<<<<

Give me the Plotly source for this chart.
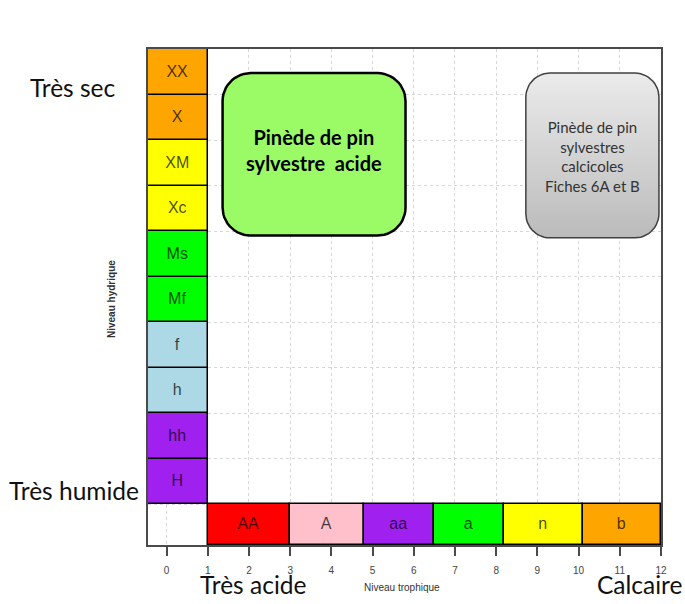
import numpy as np
import plotly.graph_objects as go

# ---------------- data ----------------
hydric_labels = ["H", "hh", "h", "f", "Mf", "Ms", "Xc", "XM", "X", "XX"]
hydric_colors = ["#A020F0", "#A020F0", "#ADD8E6", "#ADD8E6", "#00FF00", "#00FF00",
                 "#FFFF00", "#FFFF00", "#FFA500", "#FFA500"]
hydric_levels = [0, 1, 2, 3, 4, 5, 6, 7, 8, 9]

trophic_labels = ["AA", "A", "aa", "a", "n", "b"]
trophic_colors = ["#FF0000", "#FFC0CB", "#A020F0", "#00FF00", "#FFFF00", "#FFA500"]
trophic_bounds = [1, 3, 4.8, 6.5, 8.2, 10.1, 12]

x_ticks = list(range(0, 13))
y_grid = list(range(0, 11))

# habitat boxes: (x0, x1, y0, y1) in trophic / hydric units
box_acid = (1.36, 5.8, 5.9, 9.47)
box_calc = (8.72, 11.95, 5.85, 9.47)
text_acid = "<b>Pinède de pin<br>sylvestre  acide</b>"
text_calc = "Pinède de pin<br>sylvestres<br>calcicoles<br>Fiches 6A et B"

# ---------------- geometry ----------------
W, H = 685, 604
ML, MR, MT, MB = 148, 24, 49, 59
XR = [-0.45, 12.0]
YR = [-0.9, 10.0]
pw, ph = W - ML - MR, H - MT - MB
sx = pw / (XR[1] - XR[0])
sy = ph / (YR[1] - YR[0])

def paper(px, py):
    return (px - ML) / pw, (H - MB - py) / ph

def rounded(x0, x1, y0, y1, r_px, n=14):
    rx, ry = r_px / sx, r_px / sy
    xs, ys = [], []
    corners = [(x1 - rx, y1 - ry, 0), (x0 + rx, y1 - ry, 90),
               (x0 + rx, y0 + ry, 180), (x1 - rx, y0 + ry, 270)]
    for cx, cy, a0 in corners:
        for t in np.linspace(np.radians(a0), np.radians(a0 + 90), n):
            xs.append(cx + rx * np.cos(t))
            ys.append(cy + ry * np.sin(t))
    xs.append(xs[0]); ys.append(ys[0])
    return xs, ys

fig = go.Figure()

cell_font = dict(family="Liberation Sans, Arial", size=16, color="rgba(0,0,0,0.72)")

# left column: hydric levels
fig.add_trace(go.Bar(
    orientation="h",
    y=[v + 0.5 for v in hydric_levels],
    x=[1 - XR[0]] * len(hydric_levels),
    base=XR[0], width=1,
    marker=dict(color=hydric_colors, line=dict(color="black", width=1.5)),
    text=hydric_labels, textposition="inside", insidetextanchor="middle",
    textfont=cell_font, constraintext="none", hoverinfo="skip", showlegend=False,
))

# bottom row: trophic levels
tx = [(a + b) / 2 for a, b in zip(trophic_bounds[:-1], trophic_bounds[1:])]
tw = [b - a for a, b in zip(trophic_bounds[:-1], trophic_bounds[1:])]
fig.add_trace(go.Bar(
    x=tx, width=tw, y=[0 - YR[0]] * len(tx), base=YR[0],
    marker=dict(color=trophic_colors, line=dict(color="black", width=1.5)),
    text=trophic_labels, textposition="inside", insidetextanchor="middle",
    textfont=cell_font, constraintext="none", hoverinfo="skip", showlegend=False,
))

# habitat boxes
bx, by = rounded(*box_acid, r_px=28)
fig.add_trace(go.Scatter(x=bx, y=by, mode="lines", fill="toself",
                         fillcolor="#9BFB67", line=dict(color="black", width=2.5),
                         hoverinfo="skip", showlegend=False))
cx, cy = rounded(*box_calc, r_px=24)
fig.add_trace(go.Scatter(x=cx, y=cy, mode="lines", fill="toself",
                         fillgradient=dict(type="vertical",
                                           colorscale=[[0, "#BBBBBB"], [1, "#EBEBEB"]]),
                         line=dict(color="#404040", width=1.5),
                         hoverinfo="skip", showlegend=False))

fig.add_annotation(x=(box_acid[0] + box_acid[1]) / 2, y=(box_acid[2] + box_acid[3]) / 2 + 0.1,
                   text=text_acid, showarrow=False,
                   font=dict(family="Lato", size=20, color="black"))
fig.add_annotation(x=(box_calc[0] + box_calc[1]) / 2, y=(box_calc[2] + box_calc[3]) / 2 - 0.02,
                   text=text_calc, showarrow=False,
                   font=dict(family="Lato", size=15, color="#333333"))

# outer labels (page pixel positions)
outer = [("Très sec", 73, 87), ("Très humide", 74, 490),
         ("Très acide", 253, 584), ("Calcaire", 639, 584)]
for t, px, py in outer:
    ax, ay = paper(px, py)
    fig.add_annotation(xref="paper", yref="paper", x=ax, y=ay, text=t,
                       showarrow=False, xanchor="center", yanchor="middle",
                       font=dict(family="Lato", size=24.5, color="#111111"))

# axis titles
ax, ay = paper(402, 587)
fig.add_annotation(xref="paper", yref="paper", x=ax, y=ay, text="Niveau trophique",
                   showarrow=False, xanchor="center", yanchor="middle",
                   font=dict(family="Liberation Sans, Arial", size=10, color="#333"))
ax, ay = paper(111, 299)
fig.add_annotation(xref="paper", yref="paper", x=ax, y=ay, text="<b>Niveau hydrique</b>",
                   textangle=-90, showarrow=False, xanchor="center", yanchor="middle",
                   font=dict(family="Liberation Sans, Arial", size=10, color="#333"))

fig.update_layout(
    width=W, height=H, margin=dict(l=ML, r=MR, t=MT, b=MB),
    paper_bgcolor="white", plot_bgcolor="white", barmode="overlay",
    bargap=0,
)
fig.update_xaxes(range=XR, tickvals=x_ticks, showgrid=True, gridcolor="#D6D6D6",
                 griddash="3px,3px", gridwidth=1, zeroline=False,
                 showline=True, mirror=True, linecolor="#4a4a4a", linewidth=2,
                 ticks="outside", ticklen=9, tickwidth=2, tickcolor="#4a4a4a",
                 ticklabelstandoff=6,
                 tickfont=dict(family="Liberation Sans, Arial", size=10, color="#444"))
fig.update_yaxes(range=YR, tickvals=y_grid, showgrid=True, gridcolor="#D6D6D6",
                 griddash="3px,3px", gridwidth=1, zeroline=False,
                 showline=True, mirror=True, linecolor="#4a4a4a", linewidth=2,
                 showticklabels=False, ticks="")

fig.write_html("out.html", config={"displayModeBar": False},
               post_script="document.body.style.margin='0';document.body.style.overflow='hidden';")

>>>>

(Directive):
Transcribe exactly, with no pictures, the lines running from the first line of the material through the line holding "return (px - ML) / pw, (H - MB - py) / ph".

(Task answer):
Give me the Plotly source for this chart.
import numpy as np
import plotly.graph_objects as go

# ---------------- data ----------------
hydric_labels = ["H", "hh", "h", "f", "Mf", "Ms", "Xc", "XM", "X", "XX"]
hydric_colors = ["#A020F0", "#A020F0", "#ADD8E6", "#ADD8E6", "#00FF00", "#00FF00",
                 "#FFFF00", "#FFFF00", "#FFA500", "#FFA500"]
hydric_levels = [0, 1, 2, 3, 4, 5, 6, 7, 8, 9]

trophic_labels = ["AA", "A", "aa", "a", "n", "b"]
trophic_colors = ["#FF0000", "#FFC0CB", "#A020F0", "#00FF00", "#FFFF00", "#FFA500"]
trophic_bounds = [1, 3, 4.8, 6.5, 8.2, 10.1, 12]

x_ticks = list(range(0, 13))
y_grid = list(range(0, 11))

# habitat boxes: (x0, x1, y0, y1) in trophic / hydric units
box_acid = (1.36, 5.8, 5.9, 9.47)
box_calc = (8.72, 11.95, 5.85, 9.47)
text_acid = "<b>Pinède de pin<br>sylvestre  acide</b>"
text_calc = "Pinède de pin<br>sylvestres<br>calcicoles<br>Fiches 6A et B"

# ---------------- geometry ----------------
W, H = 685, 604
ML, MR, MT, MB = 148, 24, 49, 59
XR = [-0.45, 12.0]
YR = [-0.9, 10.0]
pw, ph = W - ML - MR, H - MT - MB
sx = pw / (XR[1] - XR[0])
sy = ph / (YR[1] - YR[0])

def paper(px, py):
    return (px - ML) / pw, (H - MB - py) / ph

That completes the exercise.